Research suggests that outcomes associated with drinking may differ depending upon patterns of consumption, drinking related symptoms and social problems. This paper investigated socioeconomic predictors (measuring multiple indices, period and consistency of disadvantage) of midlife drinking patterns.


Socioeconomic information from the 1958 British Birth Cohort Study (n=9146) included: manual socioeconomic position and owner/buyer residential tenure (7, 11, 16, 33 and 42 y), and educational attainment (33 y). At 45 y, the overlap between drinking patterns was explored using the Alcohol Use Disorders Identification Test. Patterns included: 'Moderate-binge' (binge drinkers with low-problem scores, consuming within UK sensible drinking weekly guidelines); Low-Problem Heavy (LPH) drinkers (regardless of binge); 'Problem' (and heavy or binge) and 'Non-/occasional' (< or =monthly) drinkers. These categories were compared to 'Low-risk' drinkers.

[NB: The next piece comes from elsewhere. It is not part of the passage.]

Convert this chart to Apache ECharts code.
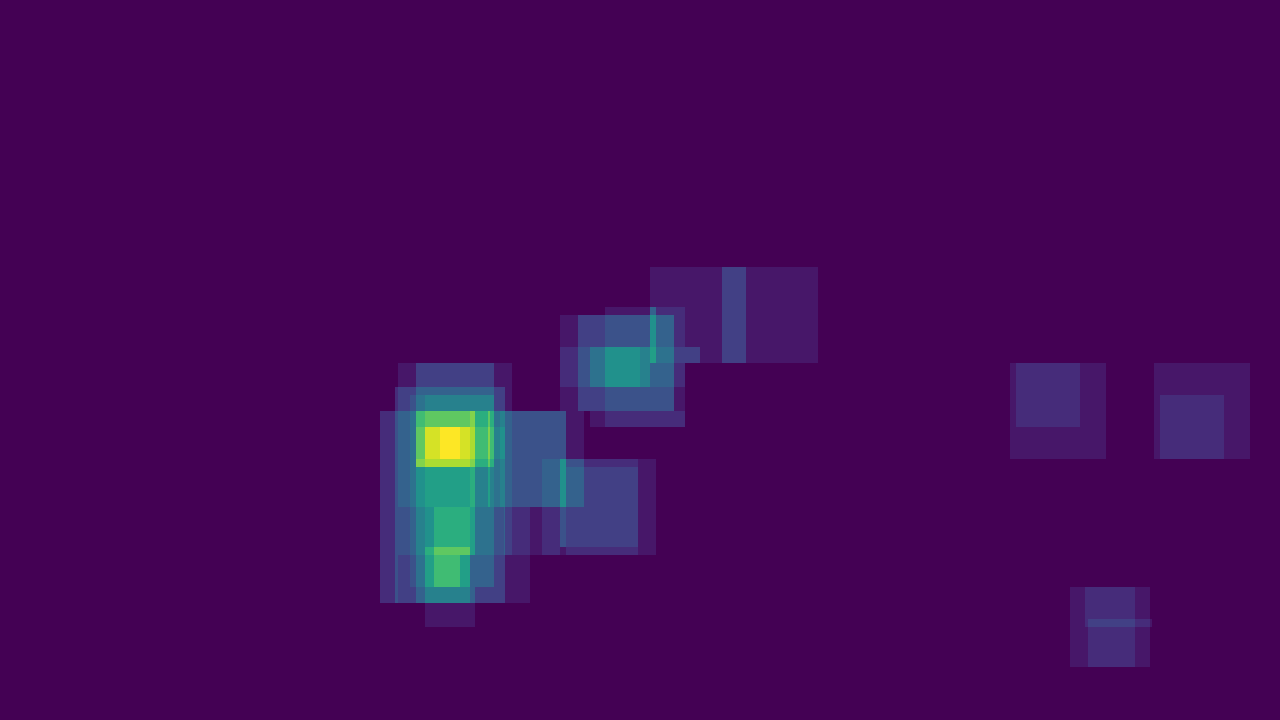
<!DOCTYPE html>
<html><head><meta charset="utf-8">
<script src="https://cdn.jsdelivr.net/npm/echarts@6/dist/echarts.min.js"></script>
<style>html,body{margin:0;padding:0;background:#440154;overflow:hidden}#c{width:1280px;height:720px}</style>
</head><body><div id="c"></div>
<script>
// Boxes (image coordinates) and their weights
const boxX0 = [398,416,395,425,410,380,500,512,494,416,416,425,440,488,470,470,416,434,425,425,425,380,380,425,
               542,566,566,560,566,504,
               650,722,605,560,578,560,685,590,605,650,590,
               1010,1016,1154,1160,1070,1085,1088,1088];
const boxX1 = [512,494,505,494,425,566,584,566,512,470,505,470,460,490,494,475,470,470,475,470,460,530,398,475,
               656,638,638,566,584,560,
               818,746,685,674,674,685,700,650,640,656,685,
               1106,1080,1250,1224,1150,1135,1135,1152];
const boxY0 = [363,363,387,395,395,411,411,411,411,411,427,427,427,411,411,411,459,507,587,547,555,507,507,603,
               459,459,467,459,459,507,
               267,267,307,315,315,347,347,347,347,307,411,
               363,363,363,395,587,587,627,619];
const boxY1 = [555,467,603,587,587,507,507,507,507,467,459,459,459,507,467,555,603,587,603,555,587,603,603,627,
               555,555,547,547,507,555,
               363,363,427,411,411,387,363,387,387,363,427,
               459,427,459,459,667,627,667,627];
const boxW  = [1,2,2,2,1,2,1,1,1,3,1,2,1,2,1,3,2,2,2,2,2,1,1,1,
               1,1,1,3,1,1,
               1,2,1,1,2,1,2,2,1,3,1,
               1,1,1,1,1,1,1,1];
const valueMax = 16;

// accumulate box weights on the grid made by all box edges
const xs = Array.from(new Set(boxX0.concat(boxX1))).sort((a,b)=>a-b);
const ys = Array.from(new Set(boxY0.concat(boxY1))).sort((a,b)=>a-b);
const cells = [];
for (let i = 0; i < xs.length - 1; i++) {
  for (let j = 0; j < ys.length - 1; j++) {
    const cx = (xs[i] + xs[i+1]) / 2, cy = (ys[j] + ys[j+1]) / 2;
    let v = 0;
    for (let k = 0; k < boxX0.length; k++) {
      if (cx > boxX0[k] && cx < boxX1[k] && cy > boxY0[k] && cy < boxY1[k]) v += boxW[k];
    }
    if (v > 0) cells.push([xs[i], xs[i+1], ys[j], ys[j+1], Math.min(v, valueMax)]);
  }
}

const chart = echarts.init(document.getElementById('c'), null, {renderer: 'canvas'});
chart.setOption({
  backgroundColor: '#440154',
  animation: false,
  grid: {left: 0, right: 0, top: 0, bottom: 0},
  xAxis: {type: 'value', min: 0, max: 1280, show: false},
  yAxis: {type: 'value', min: 0, max: 720, inverse: true, show: false},
  visualMap: {
    show: false, type: 'continuous', dimension: 4, min: 0, max: valueMax,
    inRange: {color: ['#440154','#482475','#414487','#355f8d','#2a788e','#21918c','#22a884','#44bf70','#7ad151','#bddf26','#fde725']}
  },
  series: [{
    type: 'custom',
    data: cells,
    encode: {x: [0,1], y: [2,3]},
    renderItem: function (params, api) {
      const p0 = api.coord([api.value(0), api.value(2)]);
      const p1 = api.coord([api.value(1), api.value(3)]);
      return {
        type: 'rect',
        shape: {x: Math.min(p0[0], p1[0]), y: Math.min(p0[1], p1[1]), width: Math.abs(p1[0]-p0[0]), height: Math.abs(p1[1]-p0[1])},
        style: {fill: api.visual('color')}
      };
    }
  }]
});
</script>
</body></html>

Socioeconomic disadvantage was consistently associated with moderate-binge, non-/occasional and problem but not LPH drinking. The highest risk was associated with multiple and persistent disadvantage across childhood and adulthood; this risk was partially accounted for education. Non-/occasional and moderate-binge drinking was predicted by disadvantage during childhood alone. The socioeconomic disadvantage of non-/occasional drinkers was not explained by past problem or heavy drinking.


Socioeconomic disadvantage across the lifecourse was consistently linked to specific drinking patterns. Furthermore, associations linking socioeconomic disadvantage with drinking patterns will typically be underestimated if multiple and persistent disadvantage is not investigated. The role of persistent socioeconomic disadvantage in the poor health of non-drinkers and moderate-binge drinkers needs investigation. The findings support current initiatives targeting the reduction of social and individual costs associated with specific drinking patterns.